Il en est des livres comme des personnes, certaines rencontres improbables, dues au plus grands des hasards, se révèlent belles.
Il y a une quinzaine de jours, j’étais à un salon du livre où je dédicaçais mes ouvrages. Pendant un moment de creux, j’ai déambulé dans le salon, comme je le fais toujours, à feuilleter les livres de mes collègues auteurs. Et là, sans que je sache bien pourquoi, j’ai été attirée par un gros pavé jaune. La couverture est ornée du tableau d’un artiste local que je n’apprécie pas plus que cela. La rencontre commençait mal… J’ai feuilleté rapidement le lourd roman, et j’ai regagné ma table.
Un peu plus tard, mon esprit ne cessant de revenir sur les quelques phrases happées ci et là, je suis retournée voir l’auteur. Et j’ai acheté le livre.

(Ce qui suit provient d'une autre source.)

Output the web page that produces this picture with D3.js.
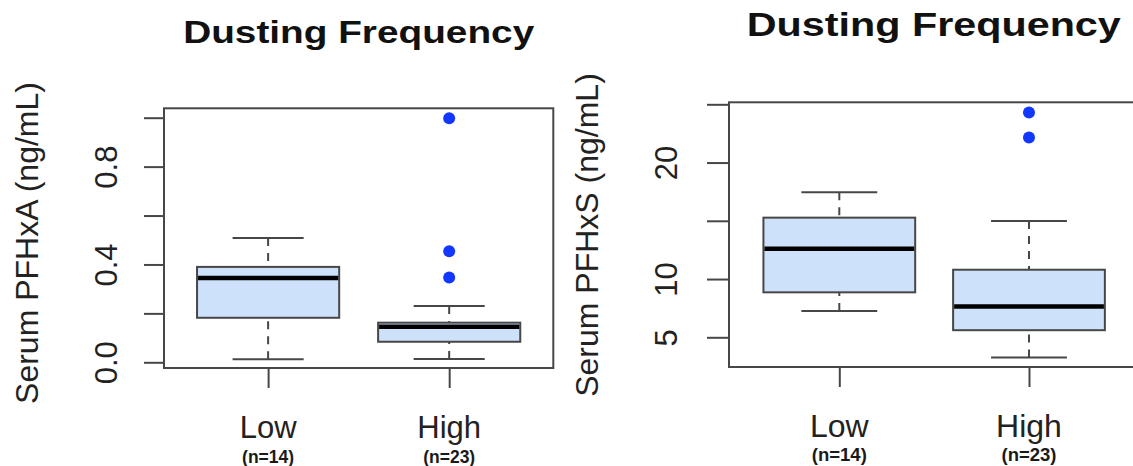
<!DOCTYPE html>
<html>
<head>
<meta charset="utf-8">
<script src="https://cdn.jsdelivr.net/npm/d3@7"></script>
<style>
  html, body { margin: 0; padding: 0; background: #fff; }
  svg { display: block; }
  text { font-family: "Liberation Sans", Arial, Helvetica, sans-serif; }
</style>
</head>
<body>
<svg id="chart" width="1133" height="466"></svg>
<script>
// ---- data ----
const categories = ["Low", "High"];
const sampleSizes = ["(n=14)", "(n=23)"];
const titleText = "Dusting Frequency";

// PFHxA (ng/mL): [lower whisker, Q1, median, Q3, upper whisker]
const pfhxaLow  = [0.012, 0.182, 0.345, 0.390, 0.508];
const pfhxaHigh = [0.0135, 0.084, 0.145, 0.162, 0.230];
const pfhxaLowOutliers  = [];
const pfhxaHighOutliers = [0.998, 0.454, 0.347];
const pfhxaTicks = [0, 0.2, 0.4, 0.6, 0.8, 1.0];
const pfhxaTickLabels = ["0.0", "", "0.4", "", "0.8", ""];

// PFHxS (ng/mL)
const pfhxsLow  = [7.25, 8.86, 12.6, 15.27, 17.45];
const pfhxsHigh = [3.27, 5.61, 7.65, 10.8, 14.99];
const pfhxsLowOutliers  = [];
const pfhxsHighOutliers = [24.3, 22.15];
const pfhxsTicks = [5, 10, 15, 20, 25];
const pfhxsTickLabels = ["5", "10", "", "20", ""];

const svg = d3.select("#chart");

const C = {
  frame: "#474747",
  fill: "#cde1fa",
  median: "#000000",
  outlier: "#1238ff"
};

function panel(opt) {
  const g = svg.append("g");
  const x = d3.scalePoint().domain(categories)
    .range([opt.left, opt.right]).padding(opt.pad);
  const y = d3.scaleLinear().domain(opt.yDomain).range(opt.yRange);
  const step = x.step();
  const bw = step * opt.boxFrac;
  const cw = bw / 2;

  // title
  g.append("text")
    .attr("x", opt.titleX).attr("y", opt.titleY)
    .attr("text-anchor", "middle")
    .attr("font-weight", "bold")
    .attr("font-size", opt.titleSize)
    .attr("textLength", opt.titleLen)
    .attr("lengthAdjust", "spacingAndGlyphs")
    .attr("fill", "#111")
    .text(titleText);

  // y axis label
  g.append("text")
    .attr("transform", `translate(${opt.ylabX},${opt.ylabY}) rotate(-90)`)
    .attr("text-anchor", "middle")
    .attr("font-size", 32)
    .attr("fill", "#222")
    .text(opt.ylab);

  // y axis via d3.axisLeft
  const yAxis = d3.axisLeft(y)
    .tickValues(opt.ticks)
    .tickSize(opt.tickLen)
    .tickFormat((d, i) => opt.tickLabels[i]);
  const ya = g.append("g")
    .attr("transform", `translate(${opt.left},0)`)
    .call(yAxis);
  ya.select(".domain").remove();
  ya.selectAll(".tick line").attr("stroke", C.frame).attr("stroke-width", 2);
  ya.selectAll(".tick text")
    .attr("font-family", "'Liberation Sans', Arial, sans-serif")
    .attr("font-size", 31)
    .attr("fill", "#222")
    .attr("text-anchor", "middle")
    .attr("x", 0).attr("dy", 0)
    .attr("transform", d => `translate(${opt.tickLabX - opt.left},${0}) rotate(-90)`)
    .attr("y", 0);

  // x axis ticks (below frame) via d3.axisBottom
  const xAxis = d3.axisBottom(x).tickSize(opt.xTickLen).tickFormat("");
  const xa = g.append("g")
    .attr("transform", `translate(0,${opt.bottom})`)
    .call(xAxis);
  xa.select(".domain").remove();
  xa.selectAll(".tick line").attr("stroke", C.frame).attr("stroke-width", 2);

  // x category labels
  categories.forEach((c, i) => {
    g.append("text")
      .attr("x", x(c)).attr("y", opt.catY)
      .attr("text-anchor", "middle")
      .attr("font-size", opt.catSize)
      .attr("fill", "#222")
      .text(c);
    g.append("text")
      .attr("x", x(c)).attr("y", opt.nY)
      .attr("text-anchor", "middle")
      .attr("font-family", "'Open Sans', sans-serif")
      .attr("font-weight", 600)
      .attr("font-size", opt.nSize)
      .attr("fill", "#1a1a1a")
      .text(sampleSizes[i]);
  });

  // boxes
  opt.stats.forEach((s, i) => {
    const cx = x(categories[i]);
    const [wl, q1, md, q3, wh] = s;
    // whiskers (dashed)
    g.append("line")
      .attr("x1", cx).attr("x2", cx)
      .attr("y1", y(wh)).attr("y2", y(q3))
      .attr("stroke", C.frame).attr("stroke-width", 2)
      .attr("stroke-dasharray", "8,7");
    g.append("line")
      .attr("x1", cx).attr("x2", cx)
      .attr("y1", y(wl)).attr("y2", y(q1))
      .attr("stroke", C.frame).attr("stroke-width", 2)
      .attr("stroke-dasharray", "8,7");
    // caps
    [wl, wh].forEach(v => {
      g.append("line")
        .attr("x1", cx - cw / 2).attr("x2", cx + cw / 2)
        .attr("y1", y(v)).attr("y2", y(v))
        .attr("stroke", C.frame).attr("stroke-width", 2);
    });
    // box
    g.append("rect")
      .attr("x", cx - bw / 2).attr("width", bw)
      .attr("y", y(q3)).attr("height", y(q1) - y(q3))
      .attr("fill", C.fill)
      .attr("stroke", C.frame).attr("stroke-width", 2);
    // median
    g.append("line")
      .attr("x1", cx - bw / 2 + 1).attr("x2", cx + bw / 2 - 1)
      .attr("y1", y(md)).attr("y2", y(md))
      .attr("stroke", C.median).attr("stroke-width", 4.5);
    // outliers
    g.selectAll(null).data(opt.outliers[i]).enter()
      .append("circle")
      .attr("cx", cx).attr("cy", d => y(d))
      .attr("r", 6)
      .attr("fill", C.outlier);
  });

  // frame
  g.append("rect")
    .attr("x", opt.left).attr("y", opt.top)
    .attr("width", opt.right - opt.left).attr("height", opt.bottom - opt.top)
    .attr("fill", "none")
    .attr("stroke", C.frame).attr("stroke-width", 2);
}

panel({
  left: 164, right: 553.3, top: 108.3, bottom: 368,
  pad: 0.575, boxFrac: 0.785,
  yDomain: [0, 1], yRange: [362.3, 117.7],
  ticks: pfhxaTicks, tickLabels: pfhxaTickLabels,
  tickLen: 20, tickLabX: 117, xTickLen: 20,
  stats: [pfhxaLow, pfhxaHigh],
  outliers: [pfhxaLowOutliers, pfhxaHighOutliers],
  titleX: 358.7, titleY: 43.3, titleSize: 32, titleLen: 351,
  ylab: "Serum PFHxA (ng/mL)", ylabX: 38, ylabY: 243,
  catY: 438.3, catSize: 31, nY: 462.5, nSize: 17.5
});

panel({
  left: 729, right: 1139.3, top: 102.3, bottom: 367,
  pad: 0.5815, boxFrac: 0.80,
  yDomain: [5, 25], yRange: [337.3, 104.3],
  ticks: pfhxsTicks, tickLabels: pfhxsTickLabels,
  tickLen: 22, tickLabX: 677, xTickLen: 20,
  stats: [pfhxsLow, pfhxsHigh],
  outliers: [pfhxsLowOutliers, pfhxsHighOutliers],
  titleX: 933.8, titleY: 36, titleSize: 34, titleLen: 374,
  ylab: "Serum PFHxS (ng/mL)", ylabX: 598, ylabY: 235,
  catY: 436.7, catSize: 32, nY: 460.5, nSize: 18.5
});
</script>
</body>
</html>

Il s’agit de « Et la nostalgie camarade ! » de Serge Lesbre, aux éditions de La Galipote. Un drôle de bouquin, qui fait la navette entre le passé (du début du 20e siècle jusqu’en 1952) et un présent situé principalement en 2005. On y découvre l’histoire familiale et l’enfance du narrateur, Antoine, que l’on soupçonne fortement d’être le fidèle alter ego littéraire de l’auteur, ainsi qu’une petite partie de son âge adulte.

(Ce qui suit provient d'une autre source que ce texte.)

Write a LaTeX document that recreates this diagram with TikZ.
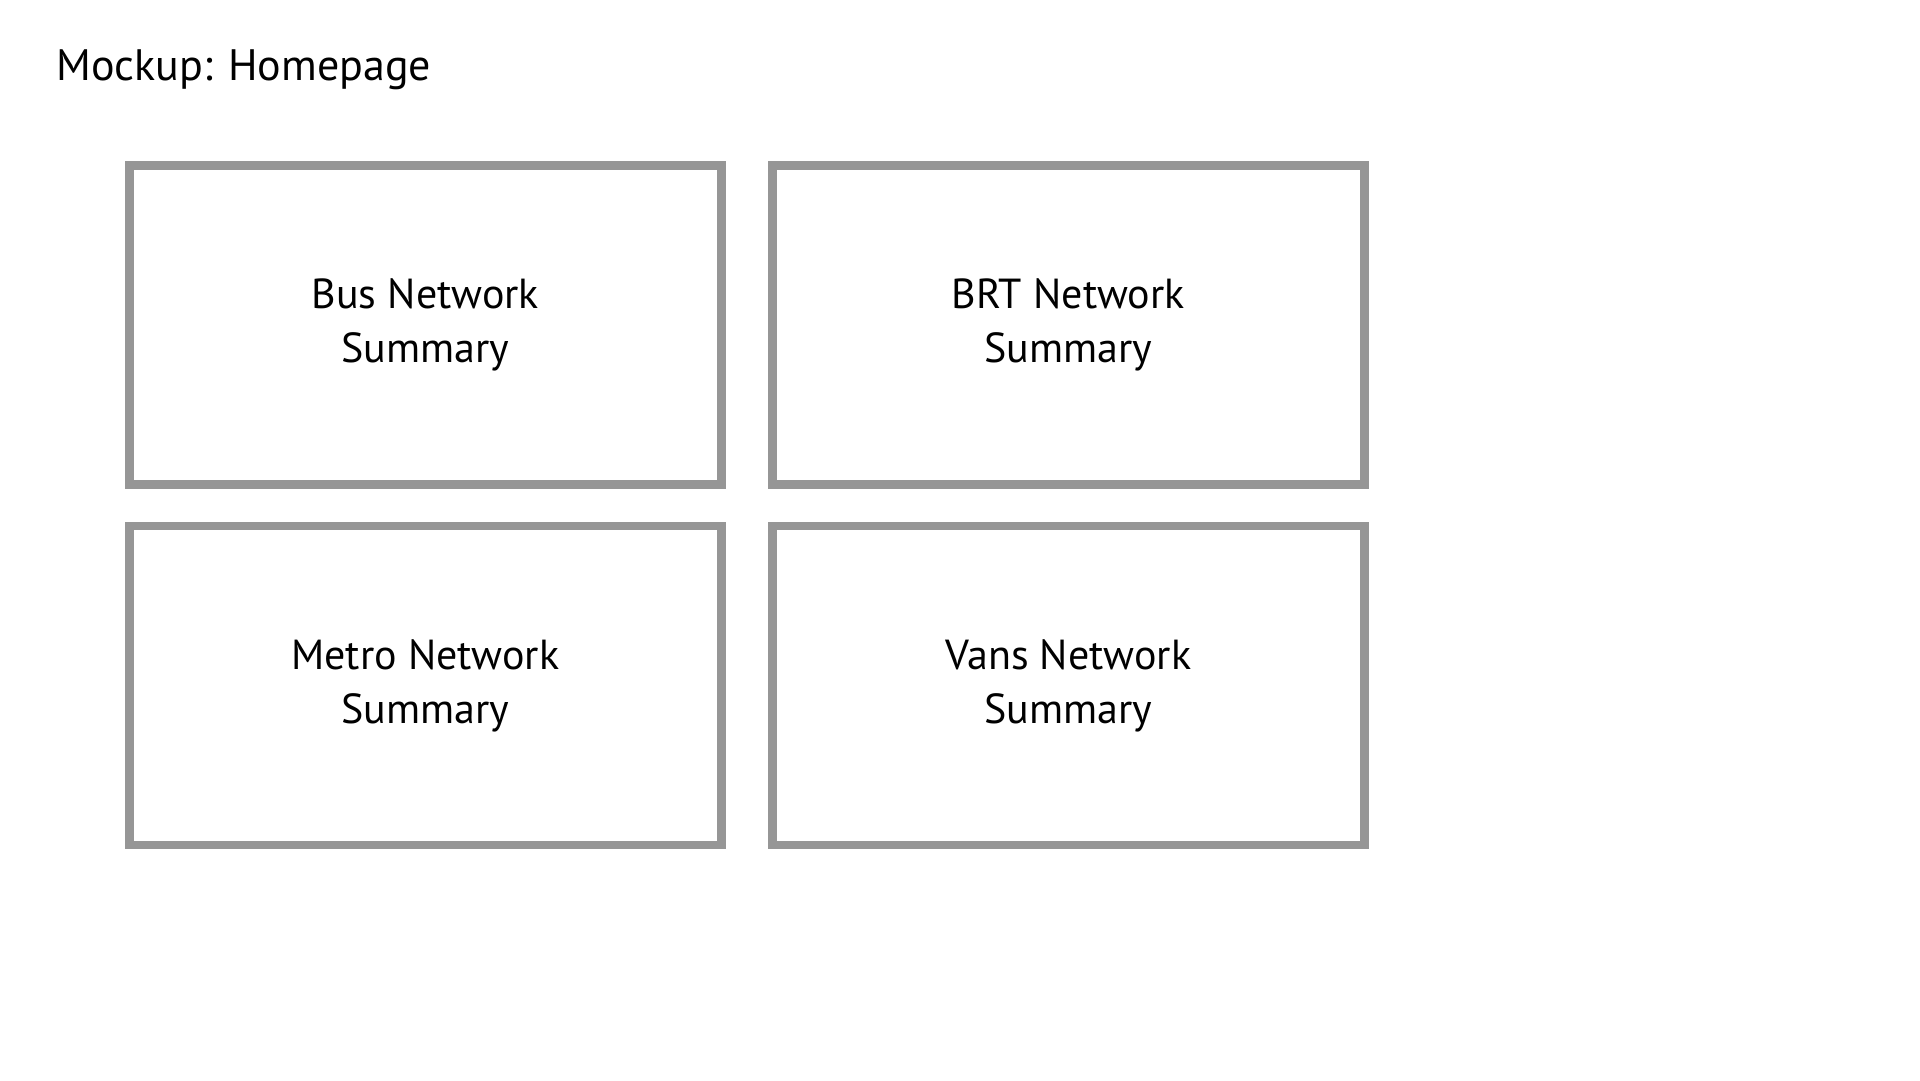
\documentclass[tikz,border=0pt]{standalone}
\usepackage{fontspec}
\setmainfont{PT Sans}
\definecolor{boxgray}{RGB}{150,150,150}
\begin{document}
\begin{tikzpicture}[x=1pt,y=-1pt,
  panel/.style={draw=boxgray,line width=8.5pt,minimum width=592pt,minimum height=319pt,inner sep=0pt,align=center,font=\fontsize{42}{54}\selectfont},
  titletext/.style={font=\fontsize{44}{50}\selectfont,inner sep=0pt,anchor=base west}]
\useasboundingbox[fill=white] (0,0) rectangle (1920,1080);
\node[titletext] (title) at (56,80) {Mockup: Homepage};
\node[panel] (bus) at (425.3,325) {Bus Network\\Summary};
\node[panel] (brt) at (1068.3,325) {BRT Network\\Summary};
\node[panel] (metro) at (425.3,685.4) {Metro Network\\Summary};
\node[panel] (vans) at (1068.3,685.4) {Vans Network\\Summary};
\end{tikzpicture}
\end{document}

Découvrir Clermont-Ferrand et ses environs dans la première moitié du 20e siècle est déjà un vrai bonheur (d’autant que j’ai vécu plus de dix ans dans le même quartier que l’Antoine du livre), que même les non auvergnats pourront déguster. Redécouvrir la vie quotidienne entre les deux guerres, et le début des années 50, voilà qui est plaisant. D’autant que, ne vous y trompez pas, on est là bien loin du roman dit de terroir, souvent bien trop empreint de misérabilisme et de « c’était mieux avant » pour me plaire. Les histoires de pauvres gosses sans le sou qui parcourent dix kilomètres en sabots sous la neige pour aller à l’école, très peu pour moi !

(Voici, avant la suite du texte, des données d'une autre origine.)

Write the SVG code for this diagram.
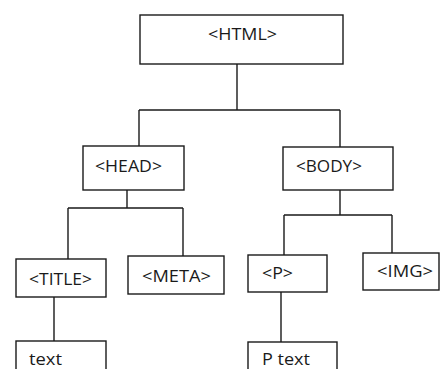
<svg xmlns="http://www.w3.org/2000/svg" width="440" height="369" viewBox="0 0 440 369">
<style>
.box{fill:#fff;stroke:#1a1a1a;stroke-width:1.4}
.lbl{font-family:"Open Sans","Liberation Sans",sans-serif;font-size:16px;fill:#1a1a1a}
.conn{fill:none;stroke:#1a1a1a;stroke-width:1.4}
</style>
<rect width="440" height="369" fill="#fff"/>
<g id="connectors">
<path class="conn" d="M237,64V110M139,110H340M139,110V146M340,110V147"/>
<path class="conn" d="M127,190V208M68,208H183M68,208V259M183,208V256"/>
<path class="conn" d="M340,190V215M284,215H392M284,215V255M392,215V253"/>
<path class="conn" d="M54,297V341M281,292V342"/>
</g>
<g id="html"><rect class="box" x="140" y="15" width="203" height="49"/><text class="lbl" x="208" y="40" textLength="69" lengthAdjust="spacingAndGlyphs">&lt;HTML&gt;</text></g>
<g id="head"><rect class="box" x="83" y="146" width="101" height="44"/><text class="lbl" x="95" y="172" textLength="67" lengthAdjust="spacingAndGlyphs">&lt;HEAD&gt;</text></g>
<g id="body"><rect class="box" x="283" y="147" width="110" height="43"/><text class="lbl" x="296" y="172" textLength="66" lengthAdjust="spacingAndGlyphs">&lt;BODY&gt;</text></g>
<g id="title"><rect class="box" x="16" y="259" width="90" height="38"/><text class="lbl" x="29" y="285" textLength="63" lengthAdjust="spacingAndGlyphs">&lt;TITLE&gt;</text></g>
<g id="meta"><rect class="box" x="128" y="256" width="96" height="38"/><text class="lbl" x="142" y="282" textLength="69" lengthAdjust="spacingAndGlyphs">&lt;META&gt;</text></g>
<g id="p"><rect class="box" x="248" y="255" width="79" height="37"/><text class="lbl" x="262" y="279" textLength="31" lengthAdjust="spacingAndGlyphs">&lt;P&gt;</text></g>
<g id="img"><rect class="box" x="363" y="253" width="76" height="37"/><text class="lbl" x="377" y="277" textLength="56" lengthAdjust="spacingAndGlyphs">&lt;IMG&gt;</text></g>
<g id="text"><rect class="box" x="16" y="341" width="90" height="40"/><text class="lbl" x="29" y="365" textLength="33" lengthAdjust="spacingAndGlyphs">text</text></g>
<g id="ptext"><rect class="box" x="248" y="342" width="89" height="40"/><text class="lbl" x="262" y="365" textLength="48" lengthAdjust="spacingAndGlyphs">P text</text></g>
</svg>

Ici, les souvenirs sont peints avec une verve truculente, une candeur joyeuse souvent, grave parfois, qui ne peut qu’emporter le lecteur. Et il ne s’agit pas non plus d’un catalogue de faits et événements sans profondeur. Au fil des pages, beaucoup d’interrogations sur la famille, l’enfance, la vie, la fatalité des destins, la construction de la résilience, viennent en filigrane donner de l’émotion et prêtent à la réflexion. Le narrateur se livre sans fausse pudeur, n’hésite pas à évoquer les aspects les plus troubles de sa jeunesse. Un saut dans le vide courageux. D’aucuns pourraient lui reprocher ces questionnements intimes proches de la confession chrétienne ou de la séance de psychanalyse. Soit. Je gage que curés ou psys ont rarement l’occasion d’entendre de ces envolées aussi bien tournées !
Il y a de l’humour, de la politique, du sexe, de l’amour… y’a d’la joie !
Toutes les parties actuelles tournent autour d’un petit mystère, dont la révélation clôt le livre, une fin qui éclaire encore plus la personnalité protéiforme de l’auteur-narrateur.
Bref, vous l’avez compris, je l’ai dévoré, et beaucoup aimé.
Le seul point noir du livre (et ceux qui me connaissent savent à quel point cela peut être rédhibitoire pour moi), c’est que l’éditeur a fait l’économie d’une correction rigoureuse. Il reste d’innombrables coquilles, qui me sont aussi douloureuses que des coups de pied répétés dans le tibia. Mais la qualité du texte a réussi à compenser ce défaut, et je me suis accrochée quand même.
Le livre est disponible en papier ici et en numérique là.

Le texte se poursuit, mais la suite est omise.